En los últimos años, recorrer las calles de grandes capitales como Madrid, Nueva York, Ciudad de México o Buenos Aires genera una sensación inquietante de déjà vu. Las fachadas cambian, los idiomas varían, pero los escaparates, cafés y tiendas se repiten con exactitud casi matemática. Este fenómeno, conocido como urbanalización, está transformando los centros urbanos en espacios globalizados, despojados de identidad y dominados por el consumo masivo.
El término, acuñado por el geógrafo Francesc Muñoz, describe la tendencia de las ciudades a parecerse entre sí debido a la expansión de las grandes marcas, el turismo masivo y la homogeneización arquitectónica. La urbanalización no solo afecta la estética, sino también el sentido de pertenencia y la memoria colectiva de los habitantes.
Centros históricos convertidos en vitrinas globales
Ciudades con siglos de historia, donde antes abundaban comercios locales, librerías, zapaterías o cafés tradicionales, hoy se ven dominadas por las mismas franquicias internacionales que operan en cualquier metrópoli del planeta. Calles emblemáticas como la Gran Vía de Madrid, la Quinta Avenida de Nueva York o el Paseo de la Reforma en Ciudad de México ilustran cómo la lógica del mercado global reemplazó la diversidad por una estética uniforme.

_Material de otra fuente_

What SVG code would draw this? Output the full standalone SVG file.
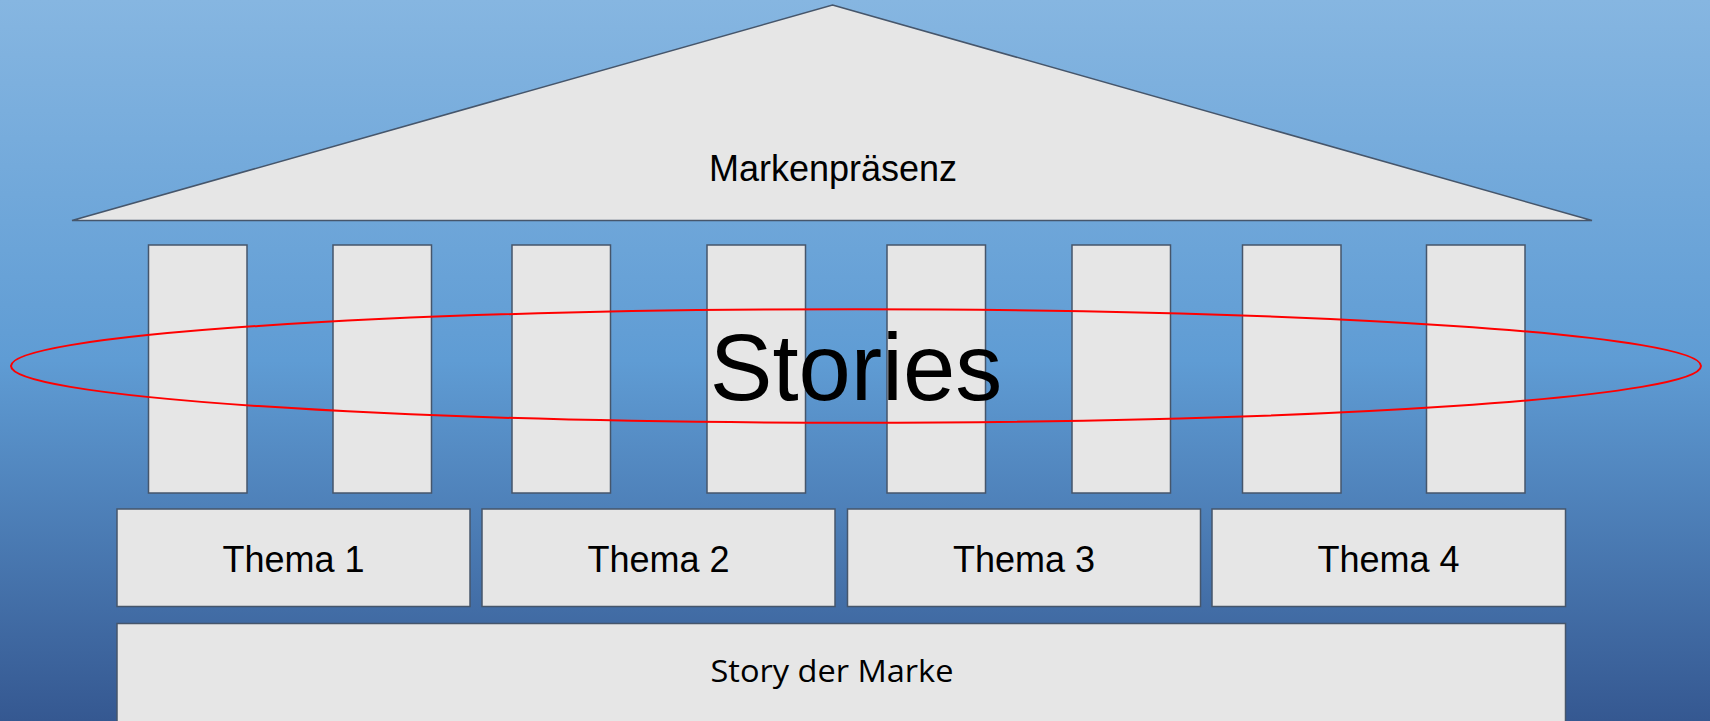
<svg xmlns="http://www.w3.org/2000/svg" width="1710" height="721" viewBox="0 0 1710 721">
<defs>
<linearGradient id="bg" x1="0" y1="0" x2="0" y2="1">
<stop offset="0" stop-color="#86b6e1"/>
<stop offset="0.5" stop-color="#5f9cd4"/>
<stop offset="1" stop-color="#355891"/>
</linearGradient>
<style>
.sh{fill:#e6e6e6;stroke:#46566b;stroke-width:1.5}
.t{font-family:"Liberation Sans",Arial,sans-serif;fill:#000;text-anchor:middle}
</style>
</defs>
<rect x="0" y="0" width="1710" height="721" fill="url(#bg)"/>
<g id="roof">
<polygon class="sh" points="832.5,5 1592,220.5 72,220.5"/>
<text class="t" x="833" y="181" font-size="36">Markenpräsenz</text>
</g>
<g id="columns">
<rect class="sh" x="148.5" y="245" width="98.5" height="248"/>
<rect class="sh" x="333" y="245" width="98.5" height="248"/>
<rect class="sh" x="512" y="245" width="98.5" height="248"/>
<rect class="sh" x="707" y="245" width="98.5" height="248"/>
<rect class="sh" x="887" y="245" width="98.5" height="248"/>
<rect class="sh" x="1072" y="245" width="98.5" height="248"/>
<rect class="sh" x="1242.5" y="245" width="98.5" height="248"/>
<rect class="sh" x="1426.5" y="245" width="98.5" height="248"/>
</g>
<g id="thema1"><rect class="sh" x="117" y="509" width="353" height="97.5"/><text class="t" x="293.5" y="572" font-size="36">Thema 1</text></g>
<g id="thema2"><rect class="sh" x="482" y="509" width="353" height="97.5"/><text class="t" x="658.5" y="572" font-size="36">Thema 2</text></g>
<g id="thema3"><rect class="sh" x="847.5" y="509" width="353" height="97.5"/><text class="t" x="1024" y="572" font-size="36">Thema 3</text></g>
<g id="thema4"><rect class="sh" x="1212" y="509" width="353.5" height="97.5"/><text class="t" x="1388.5" y="572" font-size="36">Thema 4</text></g>
<g id="story">
<rect class="sh" x="117" y="623.5" width="1448.5" height="110"/>
<text x="832" y="682" font-family="'Open Sans','Liberation Sans',sans-serif" font-size="31" text-anchor="middle" textLength="243" lengthAdjust="spacingAndGlyphs" fill="#000">Story der Marke</text>
</g>
<g id="connectors"></g>
<g id="stories">
<ellipse cx="856" cy="366" rx="845" ry="56.7" fill="none" stroke="#ff0000" stroke-width="2"/>
<text class="t" x="856" y="400" font-size="94">Stories</text>
</g>
</svg>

Las plantas bajas de los edificios, que antes reflejaban la vida cotidiana de cada barrio, se han convertido en vitrinas idénticas donde las grandes cadenas imponen su diseño interior. Un lugar modernista o una casona porfiriana pueden albergar el mismo local de moda que en cualquier otra parte del mundo.
Una homogeneidad que borra la cultura urbana
La urbanización ha generado una pérdida de la identidad local. En lugar de reflejar las particularidades culturales de cada ciudad, los centros se convierten en espacios neutros, pensados para el turismo rápido y el consumo instantáneo. Lo que antes eran puntos de encuentro comunitarios, hoy son zonas de tránsito con fachadas fotogénicas pero vacías de historia.
El impacto en los habitantes
Más allá de lo visual, la urbanalización también afecta el vínculo emocional con el entorno. Cuando un barrio pierde sus símbolos y espacios propios, los ciudadanos dejan de sentirse parte de él. El resultado es un desarraigo silencioso: la gente habita la ciudad, pero ya no la vive.
En América Latina, este proceso avanza con fuerza. Desde el centro histórico de Lima hasta el de Guadalajara, los comercios tradicionales ceden terreno a cafeterías de cadena y tiendas internacionales. En muchos casos, los gobiernos locales priorizan la rentabilidad turística sobre la conservación cultural, acelerando la pérdida de identidad.
¿Un camino sin retorno?
Aunque parece un proceso inevitable, algunos especialistas apuntan que es posible resistir la urbanalización a través de políticas de protección al comercio local, incentivos culturales y una regulación más estricta del uso del suelo urbano. La clave, dicen, está en revalorizar las plantas bajas —donde ocurre la vida urbana— como espacios de identidad y memoria.
La ciudad del futuro no tiene por qué ser una copia de sí misma. Mientras aún existan barrios, plazas y calles donde sobreviva la autenticidad local, hay esperanza de que las urbes recuperen su voz, esa que la globalización y el consumo han intentado silenciar.